Rasulullah SAW bersabda: "Sebaik-baik manusia adalah pada generasiku (sahabat), kemudian setelahnya (tabiin) kemudian setelahnya (tabiut tabiin)" (HR. Bukhari & Muslim dan lainnya)

Jika demikian, pantaskah Yazid bin Muáwiyah seorang sahabat Rasulullah SAW yang diakui ketaqwaannya oleh Allah SWT dan dimasukkan kedalam sebaik-baik umat melakukan manipulasi terhadap ajaran-ajaran Islam?. Demi Allah, Yazid bin Muáwiyah tidak akan pernah berani berbuat seburuk itu.

Jika al-Qiyadah benar maka sejak kapan periode Makiyah itu sebetulnya dimulai? Bukankah sejak abad ke 7 tersebut Nusantara sudah mengenal Islam? Itu berarti jika mereka konsekuen maka saat itulah periode Makiyah terjadi. Tapi ternyata tidak, al-Qiyadah hingga saat ini masih meyakini periode Makiyah berlangsung. Lantas, hingga kapan?.

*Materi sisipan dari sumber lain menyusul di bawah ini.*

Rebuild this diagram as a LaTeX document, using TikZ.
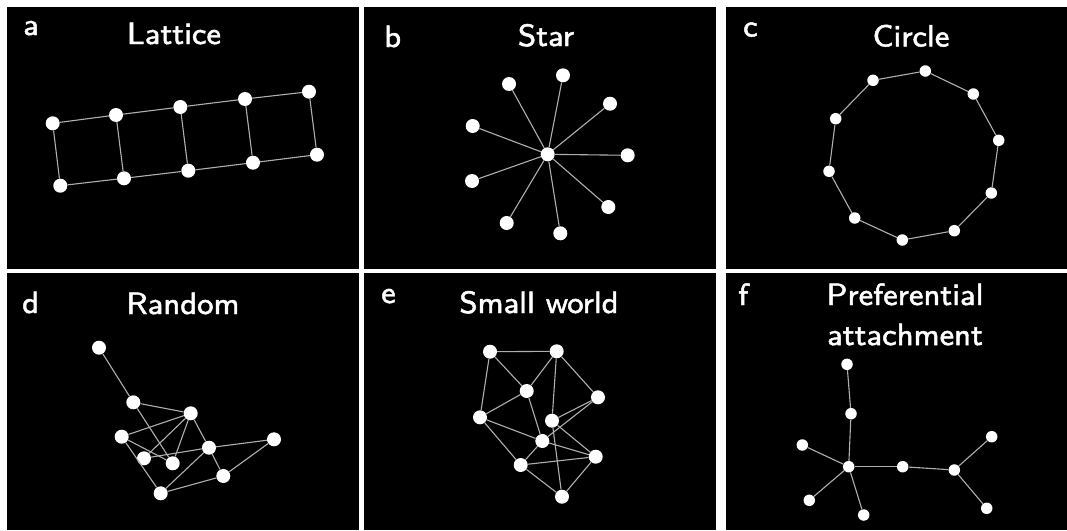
\documentclass[tikz,border=0pt]{standalone}
\usepackage{graphicx}
\usepackage{xcolor}
\definecolor{edgec}{RGB}{175,175,175}
\newcommand\thk[1]{\special{pdf:literal direct 2 Tr 0.12 w}#1\special{pdf:literal direct 0 Tr}}
\newcommand\ttl[1]{\scalebox{3.85}{\fontsize{8}{10.4}\selectfont\sffamily\thk{#1}}}
\begin{document}
\begin{tikzpicture}[x=1pt,y=-1pt,
  vtx/.style={circle,fill=white,inner sep=0pt,minimum size=14pt},
  svtx/.style={circle,fill=white,inner sep=0pt,minimum size=11.5pt},
  edge/.style={draw=edgec,line width=1.1pt},
  ttl/.style={text=white,anchor=base,inner sep=0pt},
  lbl/.style={text=white,anchor=base west,inner sep=0pt}]
\useasboundingbox (0,0) rectangle (1067,530);
\fill[white] (0,0) rectangle (1067,530);
% panels
\fill[black] (7,7) rectangle (359,269);
\fill[black] (364,7) rectangle (716,269);
\fill[black] (726,7) rectangle (1067,269);
\fill[black] (7,273) rectangle (359,530);
\fill[black] (364,273) rectangle (716,530);
\fill[black] (726,273) rectangle (1067,530);
% labels and titles
\node[lbl] (la) at (23,35) {\ttl{a}};
\node[ttl] (ta) at (174,44) {\ttl{Lattice}};
\node[lbl] (lb) at (384,47) {\ttl{b}};
\node[ttl] (tb) at (546,46) {\ttl{Star}};
\node[lbl] (lc) at (743,36.5) {\ttl{c}};
\node[ttl] (tc) at (911,46.5) {\ttl{Circle}};
\node[lbl] (ld) at (22,313) {\ttl{d}};
\node[ttl] (td) at (183,314) {\ttl{Random}};
\node[lbl] (le) at (381,303) {\ttl{e}};
\node[ttl] (te) at (539,313) {\ttl{Small world}};
\node[lbl] (lf) at (738,305) {\ttl{f}};
\node[ttl] (tf) at (905,305) {\ttl{\begin{tabular}[t]{@{}c@{}}Preferential\\attachment\end{tabular}}};
% a: lattice
\node[vtx] (a1) at (52.7,123.3) {};
\node[vtx] (a2) at (116,115) {};
\node[vtx] (a3) at (180.3,107) {};
\node[vtx] (a4) at (245,99) {};
\node[vtx] (a5) at (309,91.7) {};
\node[vtx] (a6) at (60.3,185.7) {};
\node[vtx] (a7) at (124,178.3) {};
\node[vtx] (a8) at (188.3,170.7) {};
\node[vtx] (a9) at (253,162.7) {};
\node[vtx] (a10) at (317,154.7) {};
\foreach \u/\v in {a1/a2,a2/a3,a3/a4,a4/a5,a6/a7,a7/a8,a8/a9,a9/a10,a1/a6,a2/a7,a3/a8,a4/a9,a5/a10}
  \draw[edge] (\u) -- (\v);
% b: star
\node[vtx] (b0) at (547.7,154.3) {};
\node[vtx] (b1) at (509,84) {};
\node[vtx] (b2) at (563,75.3) {};
\node[vtx] (b3) at (610,103.7) {};
\node[vtx] (b4) at (627.7,155.3) {};
\node[vtx] (b5) at (608.3,207) {};
\node[vtx] (b6) at (560.3,233.3) {};
\node[vtx] (b7) at (506.7,223) {};
\node[vtx] (b8) at (472,181) {};
\node[vtx] (b9) at (472.7,126) {};
\foreach \v in {b1,b2,b3,b4,b5,b6,b7,b8,b9}
  \draw[edge] (b0) -- (\v);
% c: circle
\node[svtx] (c1) at (925.3,71) {};
\node[svtx] (c2) at (973.3,94) {};
\node[svtx] (c3) at (998.7,140.3) {};
\node[svtx] (c4) at (991.3,193) {};
\node[svtx] (c5) at (954.3,230.7) {};
\node[svtx] (c6) at (902.3,240) {};
\node[svtx] (c7) at (854.7,218) {};
\node[svtx] (c8) at (829,171.3) {};
\node[svtx] (c9) at (835.7,118.7) {};
\node[svtx] (c10) at (873,80.3) {};
\foreach \u/\v in {c1/c2,c2/c3,c3/c4,c4/c5,c5/c6,c6/c7,c7/c8,c8/c9,c9/c10,c10/c1}
  \draw[edge] (\u) -- (\v);
% d: random
\node[vtx] (d1) at (99,347.7) {};
\node[vtx] (d2) at (133.3,402.3) {};
\node[vtx] (d3) at (190.7,413.3) {};
\node[vtx] (d4) at (121.7,436.7) {};
\node[vtx] (d5) at (209,447.7) {};
\node[vtx] (d6) at (274,439.3) {};
\node[vtx] (d7) at (144,458.3) {};
\node[vtx] (d8) at (172.7,463.3) {};
\node[vtx] (d9) at (223.3,476) {};
\node[vtx] (d10) at (160.7,493.3) {};
\foreach \u/\v in {d1/d2,d2/d3,d2/d8,d3/d4,d3/d7,d3/d8,d3/d5,d4/d8,d4/d10,d7/d5,d5/d6,d5/d9,d5/d10,d10/d9,d9/d6}
  \draw[edge] (\u) -- (\v);
% e: small world
\node[vtx] (eA) at (490,351.7) {};
\node[vtx] (eB) at (556.7,351.3) {};
\node[vtx] (eC) at (526.7,391) {};
\node[vtx] (eD) at (598,397.3) {};
\node[vtx] (eE) at (480,417.3) {};
\node[vtx] (eF) at (552,420.7) {};
\node[vtx] (eG) at (542.3,441) {};
\node[vtx] (eH) at (595.7,456.7) {};
\node[vtx] (eI) at (520.7,465) {};
\node[vtx] (eJ) at (562,496.7) {};
\foreach \u/\v in {eA/eB,eA/eC,eA/eE,eB/eC,eB/eD,eB/eF,eC/eE,eC/eG,eD/eF,eD/eG,eE/eG,eE/eI,eF/eH,eF/eJ,eG/eH,eG/eI,eI/eH,eI/eJ,eH/eJ}
  \draw[edge] (\u) -- (\v);
% f: preferential attachment
\node[svtx] (f1) at (847,364.3) {};
\node[svtx] (f2) at (851,413.7) {};
\node[svtx] (f3) at (802.3,445) {};
\node[svtx] (f4) at (848.7,466.7) {};
\node[svtx] (f5) at (902.7,466.7) {};
\node[svtx] (f6) at (954.3,470) {};
\node[svtx] (f7) at (991.7,436.7) {};
\node[svtx] (f8) at (809.3,500.3) {};
\node[svtx] (f9) at (863.7,515) {};
\node[svtx] (f10) at (986.7,508.3) {};
\foreach \u/\v in {f1/f2,f2/f4,f3/f4,f4/f5,f5/f6,f6/f7,f6/f10,f4/f8,f4/f9}
  \draw[edge] (\u) -- (\v);
\end{tikzpicture}
\end{document}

Sekali lagi jika al-Qiyadah benar maka sudah barang tentu orang-orang tua kita dahulu tidak akan pernah mengenal shalat lima waktu dan kita anak-anaknyapun sudah pasti menjadi orang-orang yang meninggalkan shalat pula. Seharian kita akan menjadi peminum khamar kelas berat, karena di periode Makiyah khamar belum diharamkan, bukan?. Naudzubillahi min dzalik.

Tapi ternyata tidak demikian, al-Qiyadah benar-benar telah salah jalan. Lihatlah kembali sejarah Islam di Indonesia. Dan kita telah mengenal para wali Allah yang demikian kuat menegakkan Islam dengan sebenar-benarnya.

Islam telah sempurna, sebagaimana firman Allah:

"Telah kusempurnakan Agamamu, telah kucukupkan nikmat-Ku kepadamu, dan telah Ku-ridhoi Islam sebagai agama kalian" (QS Almaidah 3)

Maka jelas sudah periode Makiyah dan Madaniyah hanyalah sebuah bagian sejarah Islam, dan wafatnya Nabi SAW adalah sebuah pertanda telah berakhirnya masa kerasulan Muhammad SAW.

Tidakkah telah sampai satu riwayat kepadamu wahai al-Qiyadah bahwa Nabi SAW pernah mengumpulkan sahabat-sahabatnya dan mempersilahkan mereka untuk membalas perlakuan Nabi SAW saat itu juga. Jika mereka pernah sakit hati karena terpukul saat peperangan maka balaslah pukulan tersebut saat itu juga dan seterusnya ... hingga datanglah seseorang yang kemudian memeluk Nabi SAW karena saking cintanya kepada beliau.

Dan Nabi SAW pernah bertanya dengan tegas kepada umatnya apakah risalah Islam telah sempurna disampaikan? Dan mereka menjawab sudah ... dengan demikian tenanglah Nabi SAW untuk bersiap diri meninggalkan dunia yang fana ini.

Al-Qiyadah mungkin tidak pernah membaca riwayat-riwayat tersebut atau memang mereka termasuk golongan yang mengingkari al-hadits?. Wallahuálam.